There can be a constructor for VariantDataset that takes a Matrix, and checks the types first.
NB: I’m not sold on Matrix, since we might want to reserve that for numerical matrices. StructuredMatrix? That’s even worse.
I agree a rename is need. Table is a good choice. What about VariantDataset? Some other options that were floated:
Table and Matrix
Table and MatrixTable
DataFrame and DataMatrix
Anything else?
My argument against Matrix is that it sounds too numerical and we’ll have a separate Matrix for lingalg stuff. But structured matrix and numeric matrix should be the same, so if we do that sooner rather than later, Matrix is more attractive.
For proposal 2, I had too suggestions:
Keep the mega object for now. The reason I don’t like another object is because you actually get a proliferation (VariantDataset vs VariantKeyDataset vs GenericDataset) and you have to worry about entering and leaving the VariantDataset world as a user.
Don’t use . chaining in Python, instead use something like >> of dplython so operations can be added independently of the Matrix class. This avoids the mega class, avoids monkey patching, lets you collect groups of common operations into namespaces and we add operations the same way the users do.
I’m conflicted. On one hand, I feel totally compelled by the organization benefits of >>. On the other hand, I feel like users might be totally confused with what’s going on.
While we’re on renaming a bunch of things, thoughts on aIndex -> a_index and the like to shift more towards pythonic style? Might be a huge pain for people to shift over, but certainly better earlier than later if ever. I don’t have a strong opinion, but just noticed that it’s popping up a lot more (e.g. newV)
I agree that we should py-style every annotation we generate.
This brings me back to the conversation we never had about a_index – what should the interface for filter_alleles look like? How do we expose locally-scoped variables like that?

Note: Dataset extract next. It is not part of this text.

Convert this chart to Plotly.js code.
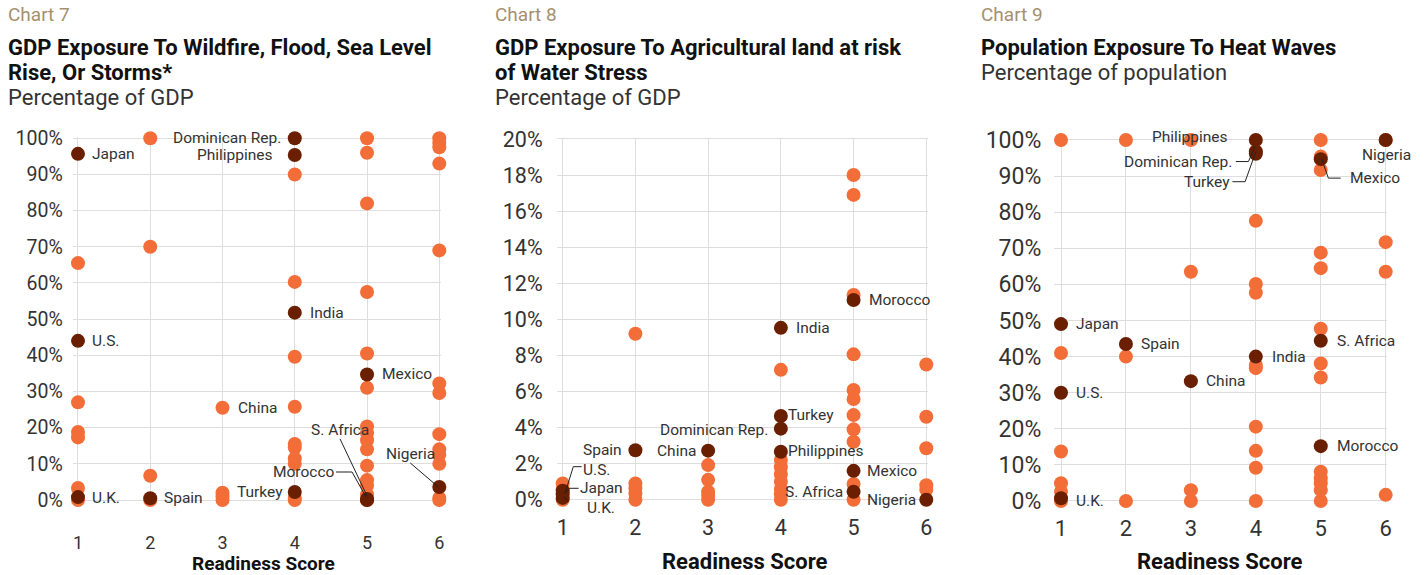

I do not want to document or explain AlleleFilteredDataset, or any other similar method-specific VDS inheritor. What operations does it have? It will be extremely difficult for users to reason about it.
Lambdas aren’t ideal, but they would be much clearer:
Although here, I think it would make sense to just add an annotation fieldold_to_new or something. We don’t expose annotation expressions in split multi.
I can’t say I much like the lambda, either. And with wasSplit, newV, oldToNew, etc., it’s going to need a lot of arguments.
Another option is to create a DataMatrix with the necessary additions as annotations. So m.prep_split_multi() would return a DataMatrix with newv and allele_index (variant) annotations, duplicating rows once per allele. This could even be implemented as a variant-parallel explode on the set of alleles*. Then I see two problems.
*We probably want to require such an operation be monotonic.
One: we don’t want to leave a DataMatrix in a partially updated, invalid state (in particular I’m thinking about dependently typed genotype fields, so we can’t update v, say, without simultaneously updating g.PL.) So then we need a way to annotate field everywhere (v, va, g) simultaneously. I’m just not sure how to write that.
Two: we need to make sure we can make that efficient.
And the right hand sides in both cases refer to m, including the annotate_genotypes. But then you’re going to say “What’s the return type of atomic, I don’t want to document that.”
I do not want to document or explain AlleleFilteredDataset, or any other similar method-specific VDS inheritor. What operations does it have? It will be extremely difficult for users to reason about it.
Yeah, I think most users don’t want to reasonable about it, they just want a recipe, and the sophisticated ones won’t have trouble understanding what’s really going on.